Data in this exercise:
- - -
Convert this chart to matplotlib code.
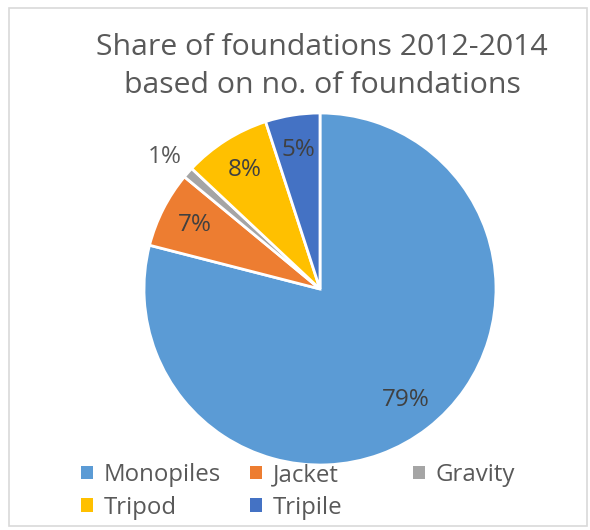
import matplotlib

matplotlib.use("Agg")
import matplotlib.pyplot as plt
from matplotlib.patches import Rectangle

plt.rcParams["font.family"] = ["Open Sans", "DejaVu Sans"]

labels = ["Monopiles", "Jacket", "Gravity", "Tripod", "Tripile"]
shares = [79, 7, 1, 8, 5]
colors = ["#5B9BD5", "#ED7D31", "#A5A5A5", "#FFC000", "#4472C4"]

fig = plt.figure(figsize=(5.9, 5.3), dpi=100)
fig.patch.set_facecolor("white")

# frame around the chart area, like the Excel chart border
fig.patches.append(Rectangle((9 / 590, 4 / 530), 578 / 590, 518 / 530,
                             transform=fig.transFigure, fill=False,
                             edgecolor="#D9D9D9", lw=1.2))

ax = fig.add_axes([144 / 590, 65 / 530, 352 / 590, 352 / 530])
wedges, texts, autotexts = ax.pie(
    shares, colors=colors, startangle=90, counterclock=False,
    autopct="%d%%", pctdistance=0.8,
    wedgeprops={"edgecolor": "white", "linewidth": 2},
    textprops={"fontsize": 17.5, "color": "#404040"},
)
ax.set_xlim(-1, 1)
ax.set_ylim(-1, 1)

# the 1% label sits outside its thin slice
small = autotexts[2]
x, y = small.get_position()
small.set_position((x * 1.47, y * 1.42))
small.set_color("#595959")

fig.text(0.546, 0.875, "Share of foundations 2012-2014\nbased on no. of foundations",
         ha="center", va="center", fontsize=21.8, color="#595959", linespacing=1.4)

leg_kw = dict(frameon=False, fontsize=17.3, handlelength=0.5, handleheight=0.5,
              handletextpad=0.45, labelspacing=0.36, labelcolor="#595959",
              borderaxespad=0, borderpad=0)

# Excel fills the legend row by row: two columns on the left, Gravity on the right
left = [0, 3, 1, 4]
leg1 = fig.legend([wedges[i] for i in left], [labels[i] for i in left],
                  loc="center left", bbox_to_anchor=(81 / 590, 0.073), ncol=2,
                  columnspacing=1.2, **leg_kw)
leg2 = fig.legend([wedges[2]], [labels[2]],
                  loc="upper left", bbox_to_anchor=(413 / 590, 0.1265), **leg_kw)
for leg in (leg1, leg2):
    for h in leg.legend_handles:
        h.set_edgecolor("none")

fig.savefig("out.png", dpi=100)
- - -
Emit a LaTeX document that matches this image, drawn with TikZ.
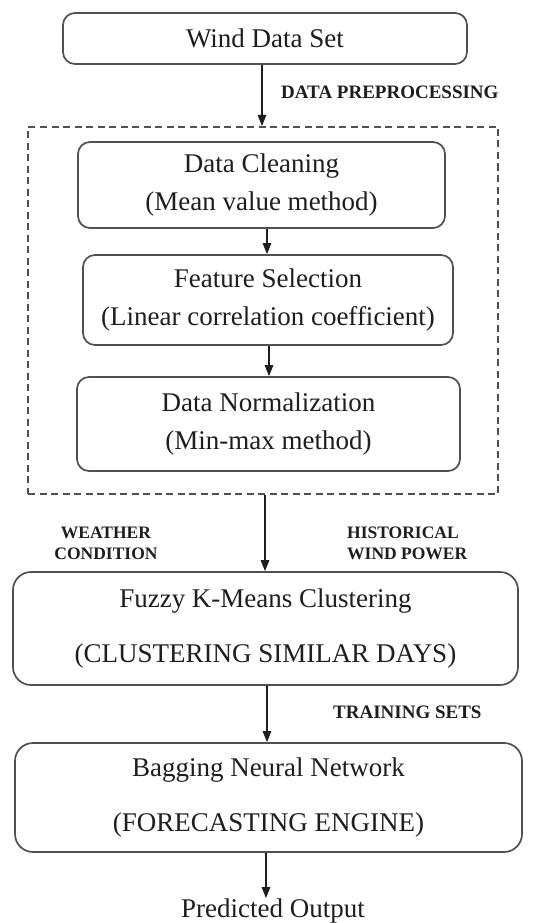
- - -
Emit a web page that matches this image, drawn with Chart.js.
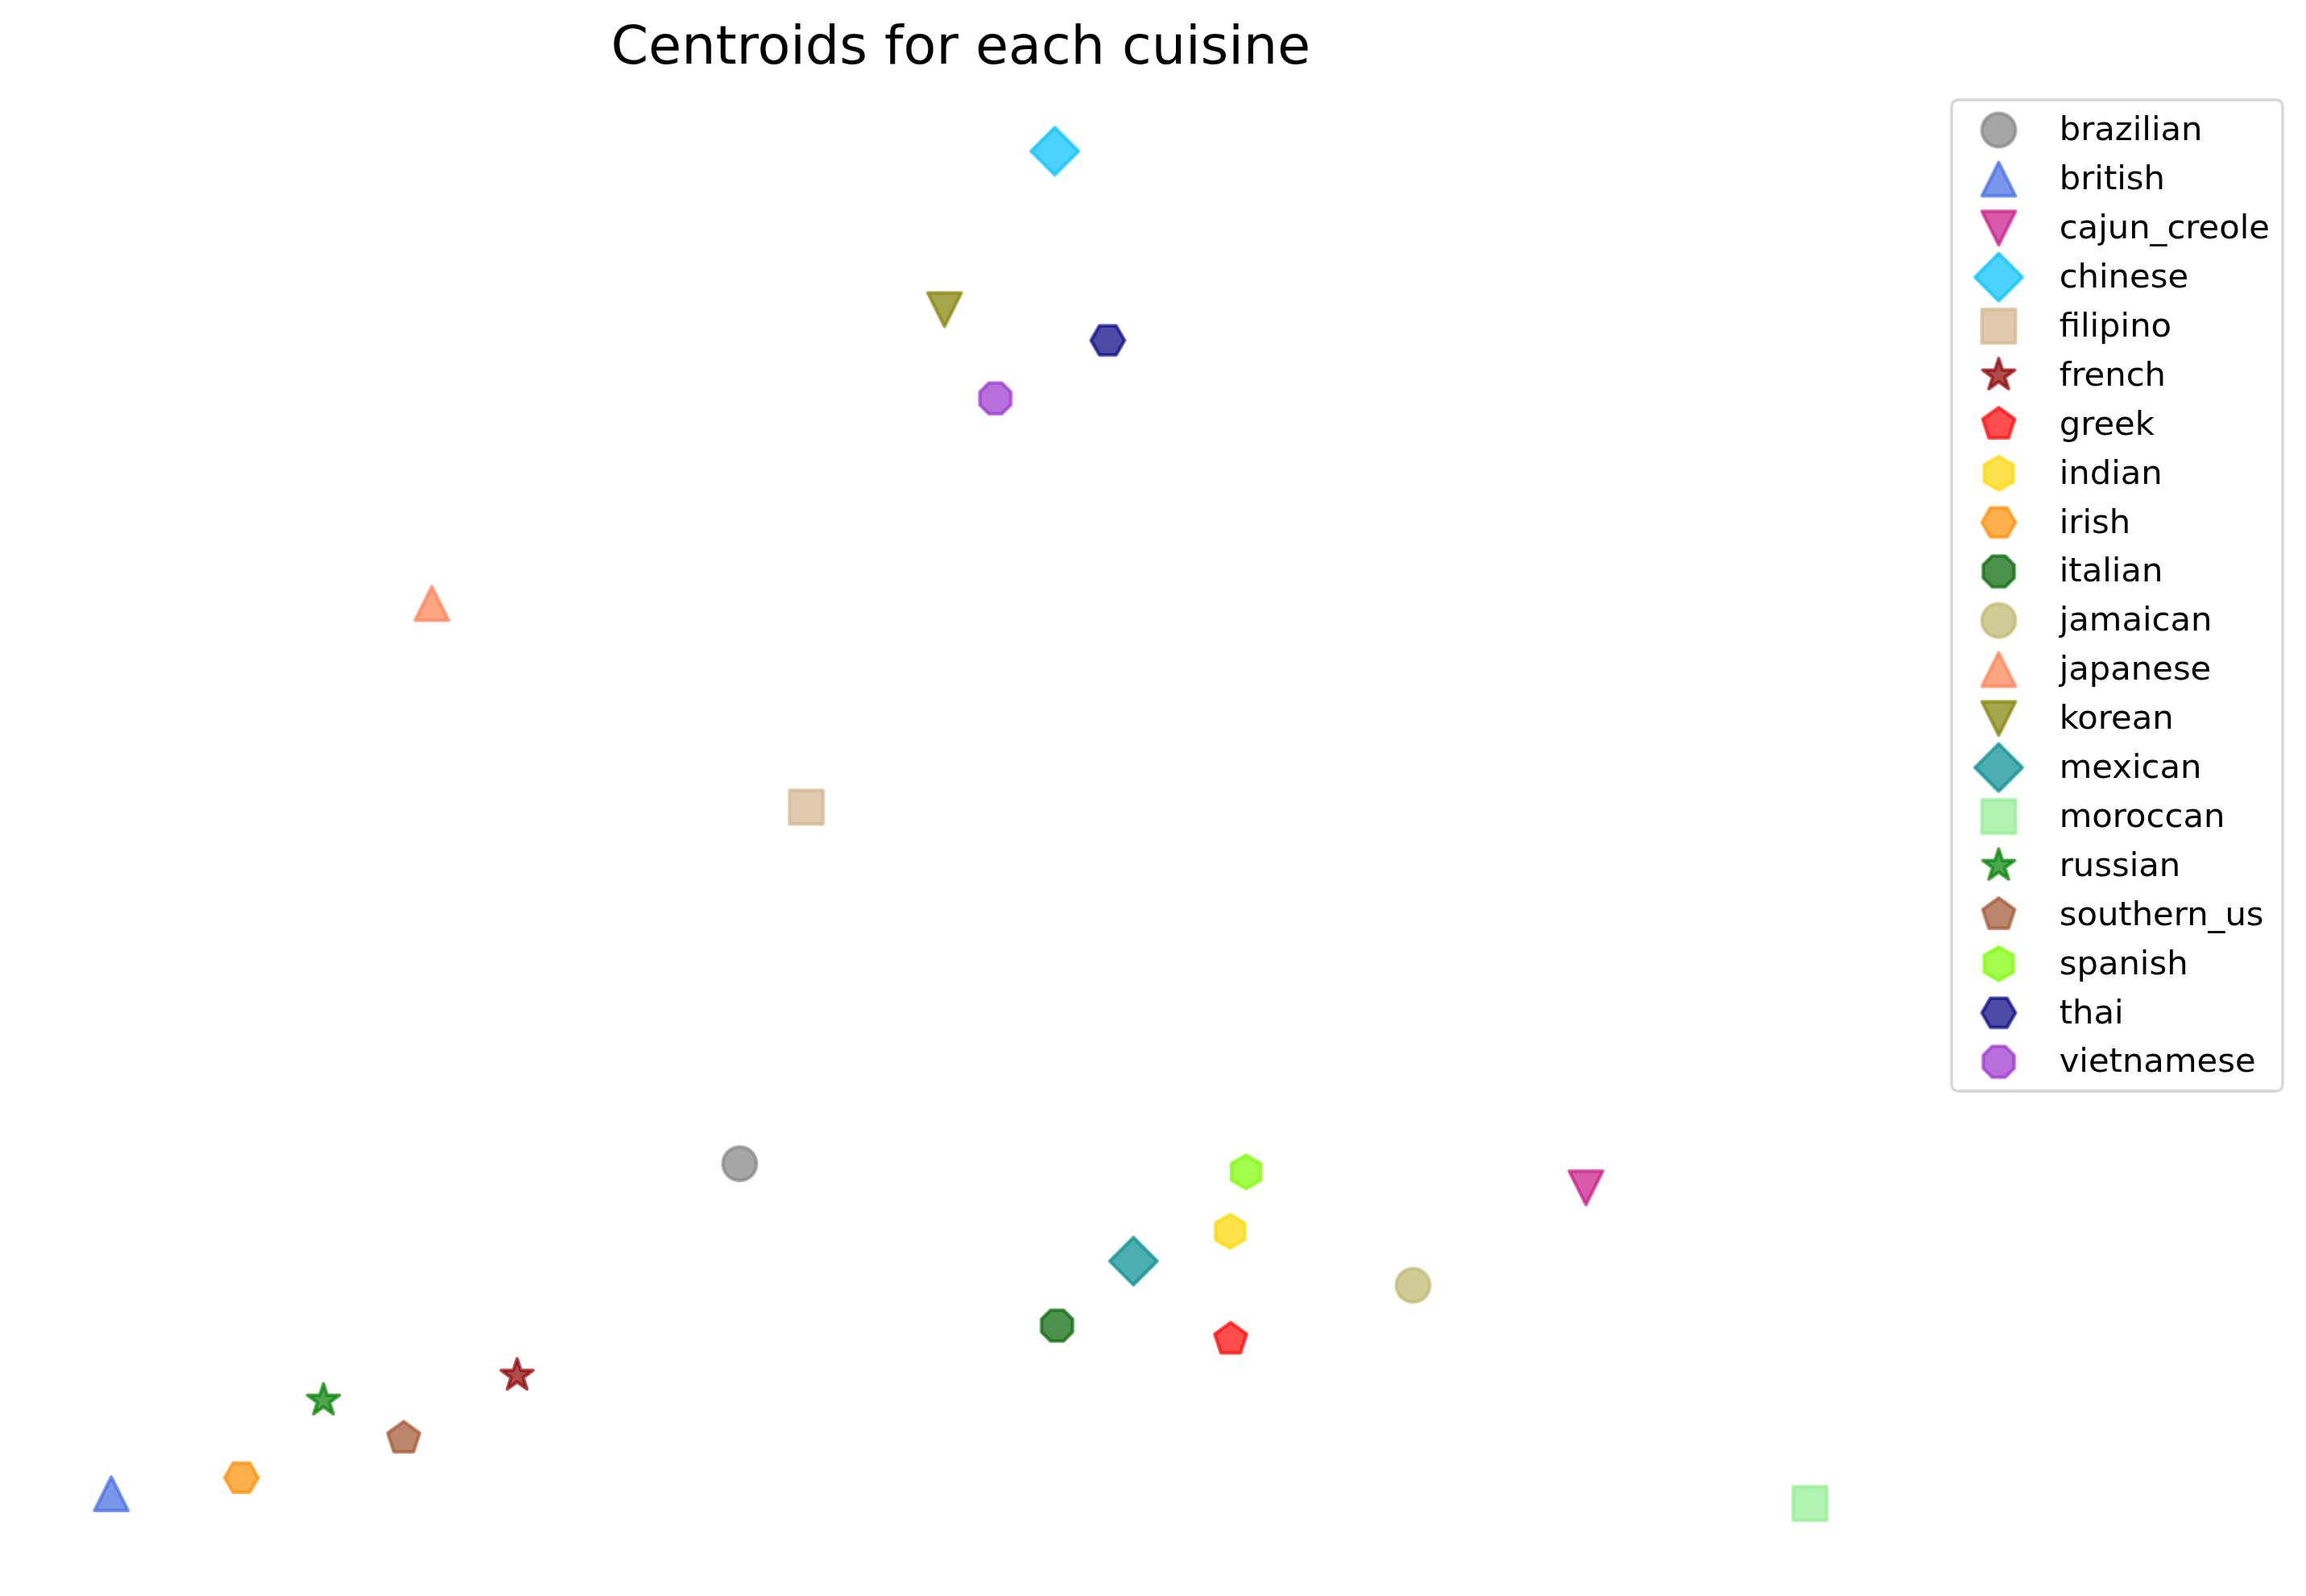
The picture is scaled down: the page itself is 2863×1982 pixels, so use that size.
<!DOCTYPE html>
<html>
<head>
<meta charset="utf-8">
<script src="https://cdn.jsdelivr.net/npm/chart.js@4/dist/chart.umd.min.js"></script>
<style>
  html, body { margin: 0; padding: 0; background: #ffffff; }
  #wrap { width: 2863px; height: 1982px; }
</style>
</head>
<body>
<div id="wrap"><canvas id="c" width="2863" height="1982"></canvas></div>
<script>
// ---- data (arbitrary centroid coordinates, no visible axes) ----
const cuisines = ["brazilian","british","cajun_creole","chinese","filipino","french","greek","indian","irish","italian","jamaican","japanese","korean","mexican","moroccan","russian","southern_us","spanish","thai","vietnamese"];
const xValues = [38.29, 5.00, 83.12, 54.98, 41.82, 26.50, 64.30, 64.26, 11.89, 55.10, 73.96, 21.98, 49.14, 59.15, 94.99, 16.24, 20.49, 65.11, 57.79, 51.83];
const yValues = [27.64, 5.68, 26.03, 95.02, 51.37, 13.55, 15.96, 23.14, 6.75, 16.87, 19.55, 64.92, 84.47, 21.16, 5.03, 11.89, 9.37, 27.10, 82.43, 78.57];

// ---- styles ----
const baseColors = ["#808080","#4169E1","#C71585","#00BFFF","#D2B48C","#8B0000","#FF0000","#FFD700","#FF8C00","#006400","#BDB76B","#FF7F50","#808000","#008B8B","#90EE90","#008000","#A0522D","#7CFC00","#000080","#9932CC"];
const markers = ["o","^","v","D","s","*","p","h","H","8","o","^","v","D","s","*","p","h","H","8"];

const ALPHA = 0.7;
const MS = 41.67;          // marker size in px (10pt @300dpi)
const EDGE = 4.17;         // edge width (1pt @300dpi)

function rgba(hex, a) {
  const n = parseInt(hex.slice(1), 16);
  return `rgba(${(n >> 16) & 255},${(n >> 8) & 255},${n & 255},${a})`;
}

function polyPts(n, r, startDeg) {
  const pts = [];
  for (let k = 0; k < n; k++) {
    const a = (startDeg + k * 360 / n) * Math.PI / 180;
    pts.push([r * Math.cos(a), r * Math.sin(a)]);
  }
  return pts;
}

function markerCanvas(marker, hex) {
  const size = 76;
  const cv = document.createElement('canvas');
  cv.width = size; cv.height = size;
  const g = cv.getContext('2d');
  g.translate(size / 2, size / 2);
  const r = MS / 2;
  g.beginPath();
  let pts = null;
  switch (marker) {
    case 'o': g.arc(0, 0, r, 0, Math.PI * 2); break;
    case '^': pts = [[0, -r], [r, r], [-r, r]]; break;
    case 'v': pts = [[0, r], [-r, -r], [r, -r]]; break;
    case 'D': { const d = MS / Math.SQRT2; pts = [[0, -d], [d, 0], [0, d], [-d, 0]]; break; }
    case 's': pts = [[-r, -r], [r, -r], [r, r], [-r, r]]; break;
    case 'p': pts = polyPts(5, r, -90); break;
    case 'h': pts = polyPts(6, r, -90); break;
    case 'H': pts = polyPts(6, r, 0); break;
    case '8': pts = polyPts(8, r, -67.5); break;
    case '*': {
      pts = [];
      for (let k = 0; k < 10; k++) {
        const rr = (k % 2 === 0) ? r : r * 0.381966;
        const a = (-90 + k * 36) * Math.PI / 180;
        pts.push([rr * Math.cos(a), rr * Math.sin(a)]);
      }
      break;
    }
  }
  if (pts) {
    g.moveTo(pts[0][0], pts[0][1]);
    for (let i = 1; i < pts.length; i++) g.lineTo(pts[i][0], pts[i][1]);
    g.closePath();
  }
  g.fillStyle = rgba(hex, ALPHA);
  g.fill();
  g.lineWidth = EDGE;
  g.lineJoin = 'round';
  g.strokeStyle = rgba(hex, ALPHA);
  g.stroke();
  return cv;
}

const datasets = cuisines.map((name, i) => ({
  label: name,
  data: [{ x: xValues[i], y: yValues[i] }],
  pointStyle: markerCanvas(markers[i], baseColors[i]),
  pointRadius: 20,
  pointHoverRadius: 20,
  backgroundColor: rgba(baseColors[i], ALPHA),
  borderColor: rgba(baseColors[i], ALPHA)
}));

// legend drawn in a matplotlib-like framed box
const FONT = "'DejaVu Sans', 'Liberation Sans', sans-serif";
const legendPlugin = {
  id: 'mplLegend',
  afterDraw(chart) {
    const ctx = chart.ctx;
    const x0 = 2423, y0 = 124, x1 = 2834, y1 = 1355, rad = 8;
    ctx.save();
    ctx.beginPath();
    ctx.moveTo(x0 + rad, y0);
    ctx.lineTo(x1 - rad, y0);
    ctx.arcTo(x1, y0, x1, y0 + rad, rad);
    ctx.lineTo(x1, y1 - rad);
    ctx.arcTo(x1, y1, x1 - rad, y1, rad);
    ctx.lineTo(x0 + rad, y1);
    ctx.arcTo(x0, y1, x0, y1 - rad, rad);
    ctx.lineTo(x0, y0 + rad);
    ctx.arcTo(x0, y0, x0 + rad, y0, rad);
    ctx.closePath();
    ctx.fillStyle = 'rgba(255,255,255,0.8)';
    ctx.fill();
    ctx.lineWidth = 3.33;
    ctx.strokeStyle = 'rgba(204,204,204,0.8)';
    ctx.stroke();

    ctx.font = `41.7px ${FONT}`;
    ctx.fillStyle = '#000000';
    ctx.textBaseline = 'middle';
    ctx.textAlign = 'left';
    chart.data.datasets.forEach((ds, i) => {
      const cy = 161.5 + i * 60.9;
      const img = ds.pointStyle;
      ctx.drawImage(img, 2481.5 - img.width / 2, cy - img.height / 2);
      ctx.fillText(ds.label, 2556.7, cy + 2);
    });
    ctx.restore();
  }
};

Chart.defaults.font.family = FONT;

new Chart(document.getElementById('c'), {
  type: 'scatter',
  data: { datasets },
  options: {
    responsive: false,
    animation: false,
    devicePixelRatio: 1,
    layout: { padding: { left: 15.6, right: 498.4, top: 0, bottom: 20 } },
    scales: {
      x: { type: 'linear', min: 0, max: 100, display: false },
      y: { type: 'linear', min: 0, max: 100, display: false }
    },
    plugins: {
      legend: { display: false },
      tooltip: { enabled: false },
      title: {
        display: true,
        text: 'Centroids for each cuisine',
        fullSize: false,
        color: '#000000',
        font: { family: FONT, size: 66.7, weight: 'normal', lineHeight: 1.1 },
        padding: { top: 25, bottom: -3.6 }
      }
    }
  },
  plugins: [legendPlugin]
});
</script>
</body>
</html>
- - -
What is needed: Pictures stay out: repeat exactly only the lines from the one with "Convert this chart to matplotlib code." through the one with "ax.set_ylim(-1, 1)".

Result for this exercise:
Convert this chart to matplotlib code.
import matplotlib

matplotlib.use("Agg")
import matplotlib.pyplot as plt
from matplotlib.patches import Rectangle

plt.rcParams["font.family"] = ["Open Sans", "DejaVu Sans"]

labels = ["Monopiles", "Jacket", "Gravity", "Tripod", "Tripile"]
shares = [79, 7, 1, 8, 5]
colors = ["#5B9BD5", "#ED7D31", "#A5A5A5", "#FFC000", "#4472C4"]

fig = plt.figure(figsize=(5.9, 5.3), dpi=100)
fig.patch.set_facecolor("white")

# frame around the chart area, like the Excel chart border
fig.patches.append(Rectangle((9 / 590, 4 / 530), 578 / 590, 518 / 530,
                             transform=fig.transFigure, fill=False,
                             edgecolor="#D9D9D9", lw=1.2))

ax = fig.add_axes([144 / 590, 65 / 530, 352 / 590, 352 / 530])
wedges, texts, autotexts = ax.pie(
    shares, colors=colors, startangle=90, counterclock=False,
    autopct="%d%%", pctdistance=0.8,
    wedgeprops={"edgecolor": "white", "linewidth": 2},
    textprops={"fontsize": 17.5, "color": "#404040"},
)
ax.set_xlim(-1, 1)
ax.set_ylim(-1, 1)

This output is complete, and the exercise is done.